Обращение ученых к эстетической проблематике, или, точнее, к проблематике искусства, в 1920-е годы в России, связанное с деятельностью Государственной академии художественных наук (ГАХН), обусловлено рядом причин исторического, социального и имманентного для развития науки и искусства характера. Сегодня уже недостаточно сказать, что поворот этот был обусловлен лишь запросом советской власти, запретами на «первую философию», чистую науку и искусство для искусства, якобы от нее исходящими, хотя это отчасти и верно. Но важнее выяснить, в какие новые конфигурации вошли науки, по большей части гуманитарные, и искусство в эти годы. Изменение традиционных отношений искусства и художественной рефлексии во многом было обусловлено изменением статуса и характера самого искусства в новом российском, да и в мировом сообществе, связанным с революционными событиями начала XX в.

Остро ощущаемый художниками-авангардистами еще в 1910-х годах в России кризис репрезентации и стоящая за ним утрата целостного образа мира и человека вызвали как реакцию заумь и беспредметное искусство. Но в тех же квадратах К. Малевича, цветных фигурах В. Кандинского, татлинских контррельефах, букво-звуках А. Крученых, «самовитых» словах В. Хлебникова и т. д. парадоксальным образом был заново обретен предмет в качестве зримого и слышимого выражения неких абстрактных сущностей (геометрических фигур, психологических реакций, языковых образов).

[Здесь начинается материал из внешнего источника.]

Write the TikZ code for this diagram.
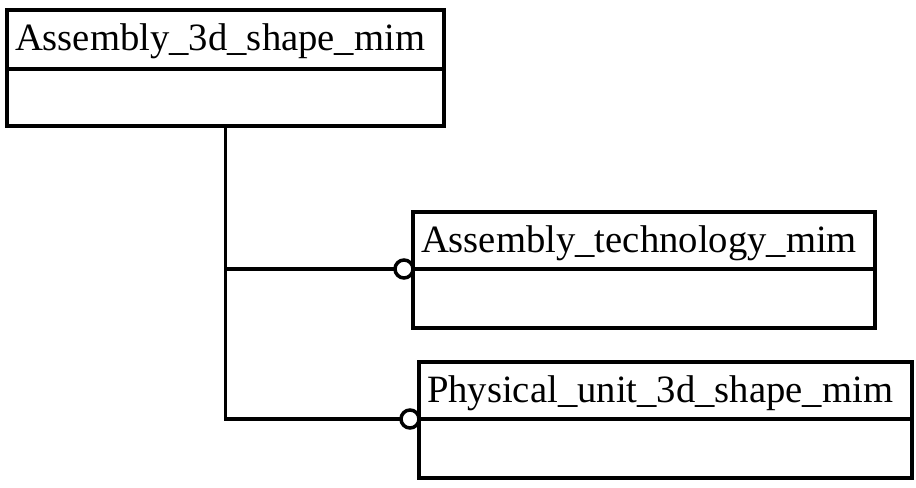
\documentclass[tikz,border=0pt]{standalone}
\usepackage{fontspec}
\setmainfont{Liberation Serif}
\usetikzlibrary{positioning}

\begin{document}
\begin{tikzpicture}[line width=2pt,
  clstitle/.style={draw,anchor=north west,outer sep=0pt,inner xsep=0.16cm,inner ysep=0pt,align=left,
    text height=0.7cm,text depth=0.24cm,font=\fontsize{22}{24}\selectfont},
  clsbody/.style={draw,anchor=north west,outer sep=0pt,inner sep=0pt},
  link/.style={line width=2pt},
  opt/.style={draw,circle,outer sep=0pt,inner sep=0pt,minimum size=0.36cm,anchor=east}]
\useasboundingbox (0,0) rectangle (18.32,-9.76);
% upper entity
\node[clstitle,text width=8.42cm,minimum height=1.18cm] (shape) at (0.14,-0.20) {Assembly\_3d\_shape\_mim};
\node[clsbody,minimum width=8.74cm,minimum height=1.14cm] (shapebody) at (shape.south west) {};
% the two entities it refers to
\node[clstitle,text width=8.92cm,minimum height=1.14cm] (tech) at (8.26,-4.24) {Assembly\_technology\_mim};
\node[clsbody,minimum width=9.24cm,minimum height=1.18cm] (techbody) at (tech.south west) {};
\node[clstitle,text width=9.54cm,minimum height=1.14cm] (unit) at (8.38,-7.24) {Physical\_unit\_3d\_shape\_mim};
\node[clsbody,minimum width=9.86cm,minimum height=1.18cm] (unitbody) at (unit.south west) {};
% optional ends
\node[opt] (techend) at (tech.south west) {};
\node[opt] (unitend) at (unit.south west) {};
\draw[link] (shapebody.south) |- (techend.west);
\draw[link] (shapebody.south) |- (unitend.west);
\end{tikzpicture}
\end{document}
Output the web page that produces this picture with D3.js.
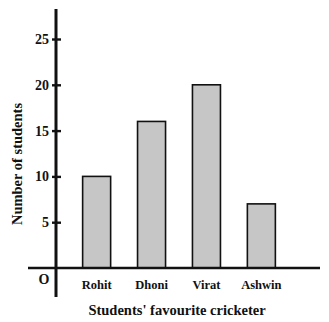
<!DOCTYPE html>
<html>
<head>
<meta charset="utf-8">
<script src="https://cdn.jsdelivr.net/npm/d3@7"></script>
<style>
  html, body { margin: 0; padding: 0; background: #fff; }
  svg { display: block; }
  text { font-family: "Liberation Serif", "DejaVu Serif", serif; font-weight: bold; fill: #111; }
</style>
</head>
<body>
<svg id="chart" width="329" height="322"></svg>
<script>
// Favourite cricketer survey
const players = ["Rohit", "Dhoni", "Virat", "Ashwin"];
const students = [10, 16, 20, 7];
const yTicks = [5, 10, 15, 20, 25];

const svg = d3.select("#chart");
const originX = 56, originY = 268;

const y = d3.scaleLinear().domain([0, 25]).range([originY, 39]);
const x = d3.scaleBand().domain(players).range([70, 288]).paddingInner(0.49).paddingOuter(0.23);

// Bars
svg.append("g").selectAll("rect")
  .data(players)
  .join("rect")
  .attr("x", d => x(d))
  .attr("y", (d, i) => y(students[i]))
  .attr("width", x.bandwidth())
  .attr("height", (d, i) => originY - y(students[i]))
  .attr("fill", "#c6c6c6")
  .attr("stroke", "#111")
  .attr("stroke-width", 1.6);

// X axis line
svg.append("line")
  .attr("x1", 28).attr("x2", 320)
  .attr("y1", originY).attr("y2", originY)
  .attr("stroke", "#111").attr("stroke-width", 2.6);

// Y axis line
svg.append("line")
  .attr("x1", originX).attr("x2", originX)
  .attr("y1", 9).attr("y2", 297)
  .attr("stroke", "#111").attr("stroke-width", 3);

// Y ticks
const yAxis = d3.axisLeft(y).tickValues(yTicks).tickSize(0).tickPadding(7);
const gy = svg.append("g").attr("transform", `translate(${originX},0)`).call(yAxis);
gy.select(".domain").remove();
gy.selectAll("text").attr("font-size", 14).attr("font-family", "Liberation Serif").attr("font-weight", "bold").attr("fill", "#111");
gy.selectAll(".tick").append("line")
  .attr("x1", -4).attr("x2", 5)
  .attr("stroke", "#111").attr("stroke-width", 2.4);

// Category labels
const xAxis = d3.axisBottom(x).tickSize(0).tickPadding(12);
const gx = svg.append("g").attr("transform", `translate(0,${originY})`).call(xAxis);
gx.select(".domain").remove();
gx.selectAll("text").attr("font-size", 12.5).attr("font-family", "Liberation Serif").attr("font-weight", "bold").attr("fill", "#111");

// Origin label
svg.append("text").attr("x", 44).attr("y", 284).attr("text-anchor", "middle")
  .attr("font-size", 14).text("O");

// Axis titles
svg.append("text").attr("x", 177).attr("y", 315).attr("text-anchor", "middle")
  .attr("font-size", 14.5).text("Students' favourite cricketer");

svg.append("text")
  .attr("transform", "translate(22,164) rotate(-90)")
  .attr("text-anchor", "middle")
  .attr("font-size", 14.5).text("Number of students");
</script>
</body>
</html>
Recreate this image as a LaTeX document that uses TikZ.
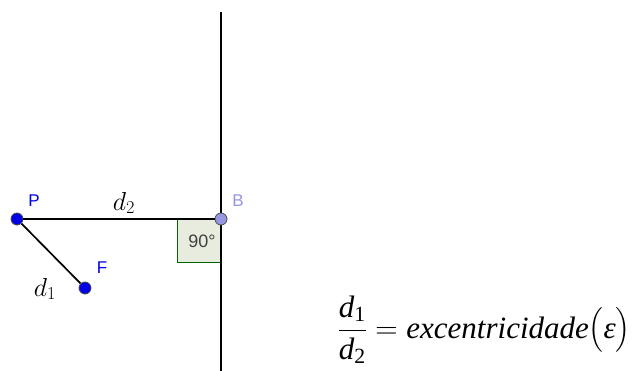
\documentclass[tikz,border=0pt]{standalone}
\usepackage{fix-cm}
\usepackage{amsmath}
\usepackage{fontspec}
\setmainfont{Liberation Serif}
\newfontfamily\labelfont{Liberation Sans}
\usetikzlibrary{positioning, calc}
\definecolor{ptblue}{RGB}{0,0,230}
\definecolor{ptlilac}{RGB}{150,150,225}
\definecolor{anglegreen}{RGB}{0,100,0}
\definecolor{anglefill}{RGB}{232,236,222}
\tikzset{
  ptdot/.style={circle, draw=black!70, line width=0.8pt, inner sep=0pt, minimum size=12pt},
  ptname/.style={font=\labelfont\fontsize{17}{17}\selectfont, inner sep=0pt},
  dlabel/.style={font=\fontsize{26}{26}\selectfont, inner sep=0pt},
  seg/.style={line width=1.7pt, black}
}
\begin{document}
\begin{tikzpicture}[x=1pt, y=-1pt]
  \useasboundingbox (0,0) rectangle (636,371);
  % right angle mark
  \node[draw=anglegreen, fill=anglefill, line width=0.8pt, minimum width=43pt, minimum height=43pt,
        inner sep=0pt, anchor=north east] (ang) at (221,219) {};
  \node[font=\labelfont\fontsize{18}{18}\selectfont, text=black!75, inner sep=0pt] (deg) at (202,241) {90\textdegree};
  % directrix
  \coordinate (top) at (221,12);
  \coordinate (bot) at (221,371);
  \draw[seg] (top) -- (bot);
  % points
  \node[ptdot, fill=ptblue] (P) at (17,219) {};
  \node[ptdot, fill=ptlilac] (B) at (221,219) {};
  \node[ptdot, fill=ptblue] (F) at (85,288) {};
  \draw[seg] (P) -- (B);
  \draw[seg] (P) -- (F);
  \node[ptname, text=ptblue] (Pl) at (34,201) {P};
  \node[ptname, text=ptlilac] (Bl) at (238,201) {B};
  \node[ptname, text=ptblue] (Fl) at (102,268) {F};
  \node[dlabel] (d2) at (124,203) {$d_2$};
  \node[dlabel] (d1) at (45,289) {$d_1$};
  % eccentricity
  \node[font=\fontsize{31}{37}\selectfont, inner sep=0pt, anchor=base east] (ecc) at (631,338)
    {$\dfrac{\textit{d}_{\text{1}}}{\textit{d}_{\text{2}}}=\textit{excentricidade}\bigl(\textit{ε}\bigr)$};
\end{tikzpicture}
\end{document}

Однако в условиях царизма и нарождающегося капиталистического производства подобное «восстановление предмета» могло оставаться только негативным. Соответствующие предметы были видимы и слышимы, но неосознаваемы. Зритель и слушатель мог получать от них не столько удовольствие, сколько некий неартикулируемый интерес и тревогу, своего рода нерефлексивное ощущение катастрофического будущего.

Положение авангардного произведения искусства и кубофутуристической поэзии в этой перспективе можно сравнить с описанной М. Фуко паноптической моделью, когда произведение искусства, делая видимым все вокруг себя, само остается невидимым. Этой новой форме содержания соответствовала, хотя и непрямо, форма выражения в виде активно развивавшегося в те же годы формализма и структурного анализа.

Парадокс состоит в том, что содержания этих двух планов не совпадают, хотя и представляют собой один и тот же вещеобразный квазинатуральный предмет – само произведение авангардного искусства. Только в одном случае он являлся утраченным объектом, в другом – обнаженным приемом. Другими словами, художник-авангардист представлял в своем произведении утрату вещи, а теоретик-формалист – новую вещественность знака, соотносящуюся только с другими знаками и не имеющую якобы никакого смыслового генезиса.